You can't say anything anymore.
This is something usually said by a stupid person right before or after they have just said something, probably pretty racist/misogynistic or derogatorily using the word "retarded" and then standing there waiting for the applause to wash over them. To our discredit, sometimes it does. Thankfully this effect is only really measurable within the gravitational range of the greater Austin area. You might counter with "yeah, but someone told those apes about the internet and microphones and now they're all polluting the interwebs with terrible podcasts!" which I'd then be forced to counter-counter by reassuring you that podcasts don't actually exist. They're a thing invented to scare you or keep your mind distracted with just the thought of the idea, like cryptids or Area 51. The fact that so many podcasts want to talk about cryptids and Area 51 is all the proof you need. It's an ouroboros made out of hot dog casing, stuffed with more hot dog casing.
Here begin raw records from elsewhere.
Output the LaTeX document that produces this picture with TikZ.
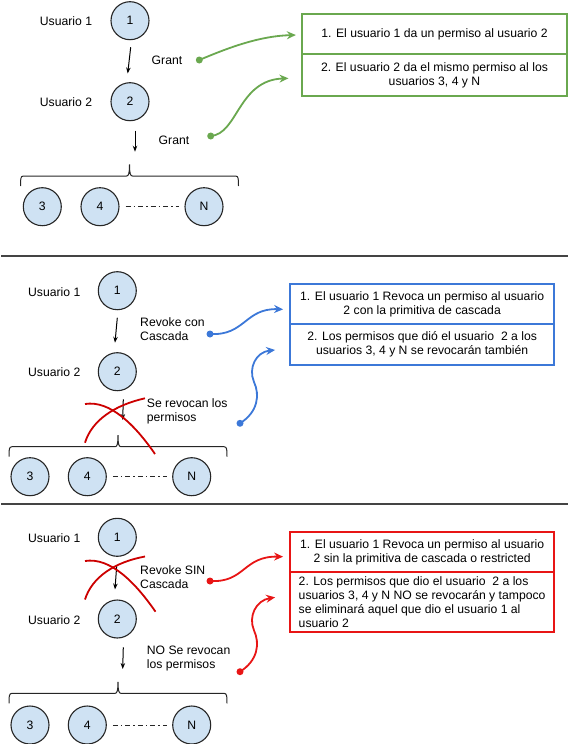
\documentclass[tikz,border=0pt]{standalone}
\usepackage{fontspec}
\setmainfont{Liberation Sans}
\usetikzlibrary{arrows.meta,calc}
\definecolor{cfill}{HTML}{CFE2F3}
\definecolor{ggreen}{HTML}{6AA84F}
\definecolor{gblue}{HTML}{3C78D8}
\definecolor{gred}{HTML}{E81515}
\definecolor{xred}{HTML}{CC0000}
\definecolor{sepgray}{HTML}{444444}
\begin{document}
\begin{tikzpicture}[x=1pt,y=-1pt,
  font=\fontsize{12.2}{14}\selectfont,
  user/.style={circle,draw=black!85,fill=cfill,line width=1.1pt,minimum size=38pt,inner sep=0pt},
  lbl/.style={inner sep=0pt,align=left,anchor=west},
  txt/.style={inner sep=0pt},
  varrow/.style={draw=black,line width=1pt,-{Stealth[length=6pt,width=4.5pt]}},
  dashdot/.style={draw=black!85,line width=0.9pt,dash pattern=on 5pt off 3pt on 1.5pt off 3pt,shorten <=6pt,shorten >=5pt},
  bx/.style={line width=1.8pt,minimum width=264.3pt,inner sep=0pt,align=center},
  crv/.style={line width=1.8pt,-{Stealth[length=9pt,width=8pt,inset=3pt]}},
  xcross/.style={draw=xred,line width=1.8pt},
  sepline/.style={draw=sepgray,line width=1.5pt},
  bracepic/.pic={\draw[black!85,line width=1pt]
     (-109,10) .. controls (-109,3) and (-109,0) .. (-106,0) -- (-3,0)
     .. controls (-1,0) and (0,-2) .. (0,-11.5)
     .. controls (0,-2) and (1,0) .. (3,0) -- (106,0)
     .. controls (109,0) and (109,3) .. (109,10);}
  ]
\useasboundingbox (0,0) rectangle (569,744);

% ---------------- separators ----------------
\coordinate (s1a) at (1,256); \coordinate (s1b) at (568,256);
\coordinate (s2a) at (1,504); \coordinate (s2b) at (568,504);
\draw[sepline] (s1a) -- (s1b);
\draw[sepline] (s2a) -- (s2b);

% ---------------- section 1: Grant ----------------
\node[txt] (ua1) at (66,20.7) {Usuario 1};
\node[user] (a1) at (130,20.7) {1};
\node[txt] (ua2) at (66,101.7) {Usuario 2};
\node[user] (a2) at (130,101.7) {2};
\coordinate (ab) at (129.5,176);
\pic at (ab) {bracepic};
\node[user] (a3) at (42.3,206.7) {3};
\node[user] (a4) at (100,206.7) {4};
\node[user] (aN) at (204,206.7) {N};
\draw[dashdot] (a4) -- (aN);
\draw[varrow] ($(a1.south)+(0.7,7)$) -- ($(a2.north)+(-2.3,-8.7)$);
\draw[varrow] ($(a2.south)+(5,9.3)$) -- ($(ab)+(5.5,-24.3)$);
\node[txt] (ga1) at (167,60) {Grant};
\node[txt] (ga2) at (174,140) {Grant};
\coordinate (gd1) at (199.3,60);
\coordinate (gd2) at (210.7,136);
\node[bx,draw=ggreen,minimum height=40pt] (gb1) at (434.5,34.3)
  {1. El usuario 1 da un permiso al usuario 2};
\node[bx,draw=ggreen,minimum height=41.4pt] (gb2) at (434.5,75)
  {2. El usuario 2 da el mismo permiso al los\\usuarios 3, 4 y N};
\draw[crv,ggreen] (gd1) .. controls (230,47) and (260,36) .. ($(gb1.west)+(-5.6,0.7)$);
\draw[crv,ggreen] (gd2) .. controls (238,134) and (238,80) .. ($(gb2.west)+(-13,3.3)$);
\fill[ggreen] (gd1) circle (3.5pt);
\fill[ggreen] (gd2) circle (3.5pt);

% ---------------- section 2: Revoke con Cascada ----------------
\node[txt] (ub1) at (54.2,291.7) {Usuario 1};
\node[user] (b1) at (117.3,290.7) {1};
\node[txt] (ub2) at (54.2,371.7) {Usuario 2};
\node[user] (b2) at (117.3,371.7) {2};
\coordinate (bbr) at (118,446.7);
\pic at (bbr) {bracepic};
\node[user] (b3) at (30,476.7) {3};
\node[user] (b4) at (87.3,476.7) {4};
\node[user] (bN) at (191.7,476.7) {N};
\draw[dashdot] (b4) -- (bN);
\draw[varrow] ($(b1.south)+(0,7.5)$) -- ($(b2.north)+(-2.3,-9.4)$);
\draw[varrow] ($(b2.south)+(6,8.1)$) -- ($(bbr)+(4.7,-26.7)$);
\node[lbl] (lb1) at (140,328.8) {Revoke con\\Cascada};
\node[lbl] (lb2) at (146.7,410.9) {Se revocan los\\permisos};
\draw[xcross] (85,404) .. controls (110,400) and (135,425) .. (155,454);
\draw[xcross] (85,442.7) .. controls (92,420) and (115,405) .. (145,398.3);
\coordinate (bd1) at (210,334);
\coordinate (bd2) at (240,423.3);
\node[bx,draw=gblue,minimum height=40.3pt] (bb1) at (422.15,304.15)
  {1. El usuario 1 Revoca un permiso al usuario\\2 con la primitiva de cascada};
\node[bx,draw=gblue,minimum height=40.7pt] (bb2) at (422.15,344.65)
  {2. Los permisos que dió el usuario~~2 a los\\usuarios 3, 4 y N se revocarán también};
\draw[crv,gblue] (bd1) .. controls (245,336) and (245,308) .. ($(bb1.west)+(-6,5.2)$);
\draw[crv,gblue] (bd2) .. controls (258,412) and (260,395) .. (254,382)
  .. controls (248,368) and (256,352) .. ($(bb2.west)+(-14,5.35)$);
\fill[gblue] (bd1) circle (3.5pt);
\fill[gblue] (bd2) circle (3.5pt);

% ---------------- section 3: Revoke SIN Cascada ----------------
\node[txt] (ud1) at (54.2,538.3) {Usuario 1};
\node[user] (d1) at (117.3,537.3) {1};
\node[txt] (ud2) at (54.2,620) {Usuario 2};
\node[user] (d2) at (117.3,619) {2};
\coordinate (dbr) at (118,693.3);
\pic at (dbr) {bracepic};
\node[user] (d3) at (30,725) {3};
\node[user] (d4) at (87.3,725) {4};
\node[user] (dN) at (191.7,725) {N};
\draw[dashdot] (d4) -- (dN);
\draw[varrow] ($(d1.south)+(-0.6,8.7)$) -- ($(d2.north)+(-2.3,-10)$);
\draw[varrow] ($(d2.south)+(6,8.7)$) -- ($(dbr)+(4.7,-24.3)$);
\node[lbl] (ld1) at (140,577.2) {Revoke SIN\\Cascada};
\node[lbl] (ld2) at (146.7,658) {NO Se revocan\\los permisos};
\draw[xcross] (85,561) .. controls (110,557) and (135,582) .. (155.5,611.7);
\draw[xcross] (85,599.5) .. controls (92,577) and (115,562) .. (145,556.5);
\coordinate (rd1) at (210,581);
\coordinate (rd2) at (240,671.7);
\node[bx,draw=gred,minimum height=40.6pt] (rb1) at (422.15,552)
  {1. El usuario 1 Revoca un permiso al usuario\\2 sin la primitiva de cascada o restricted};
\node[bx,draw=gred,minimum height=59.4pt,align=left] (rb2) at (422.15,602)
  {2. Los permisos que dio el usuario~~2 a los\\usuarios 3, 4 y N NO se revocarán y tampoco\\se eliminará aquel que dio el usuario 1 al\\usuario 2};
\draw[crv,gred] (rd1) .. controls (245,583) and (243,556) .. ($(rb1.west)+(-6,4.7)$);
\draw[crv,gred] (rd2) .. controls (258,660.4) and (260,643.4) .. (254,630.4)
  .. controls (248,616.4) and (256,600.4) .. ($(rb2.west)+(-14,-4.7)$);
\fill[gred] (rd1) circle (3.5pt);
\fill[gred] (rd2) circle (3.5pt);
\end{tikzpicture}
\end{document}
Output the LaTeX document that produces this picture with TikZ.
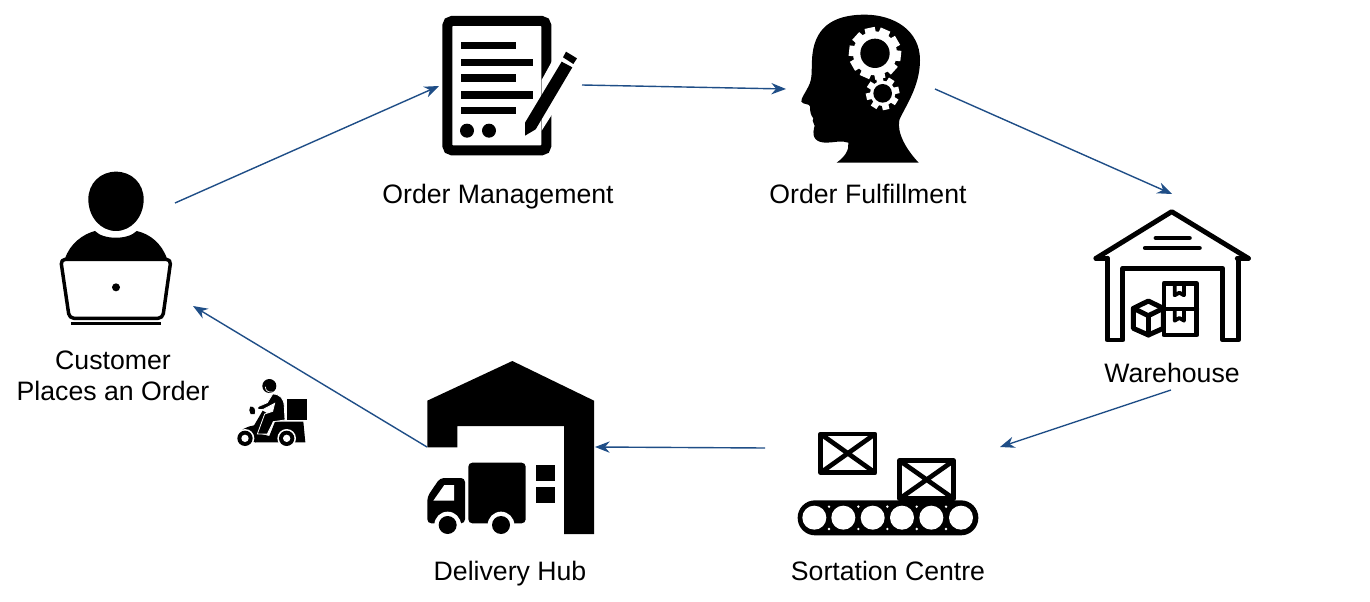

Of course the complaint about "not being able to say anything anymore" is a great hook for an entire career based on not being funny or interesting or artistically relevant but touring the country talking incessantly, without ever any fear of disruption or denial, to paying audience about how you're not allowed to say anything anymore. There's a whole second show business built around it now. It crops into public view every time anything gets too many eyes on it that Ted Cruz thinks is "woke" so they have to produce some kind of alternative to the mainstream thing that is actually good. Unfortunately that second show business turns out to be entirely made up of Kid Rock and Rob Schneider, but if you can sell an ad or one piece of merch for it, it counts as an industry in the United States of America. It's good to know as we approach 250 years of existence, we still have at least that as a rock-solid principle to stand on.
Just claiming that the woke thought police exists and then building your entire public persona and career around it isn't a guarantee of success. There are whole groups of comedians, some of whom were always terrible but others who had longstanding careers, even if they were as grinders scraping by as dedicated road-dogs and cruise ship acts. You find a lot of them in the Rogan orbit in the aforementioned Austin environs, being given every opportunity under the cover of the Rogan shadow to try out their grievance-based material, which is kind of cheating because what is funnier than naked self-pity? The best news though is that when they inevitably fail miserably, they can always just claim to have been "cancelled," which is of course great news because you have a built-in title for your next shitty self-produced YouTube special.
Recently we've been more willing to experiment with a fuller form of cancellation, involving the whole-ass US government coming after you and your employers for saying things it doesn't like, but even that has its limits. So far it has been either an invitation to a robust (and likely successful) resistance or a doorway to another thing. Disruptive yes, but existential?
The only cancellation that exists is death. But honestly, in the rules of capitalism as written, even that is hit or miss.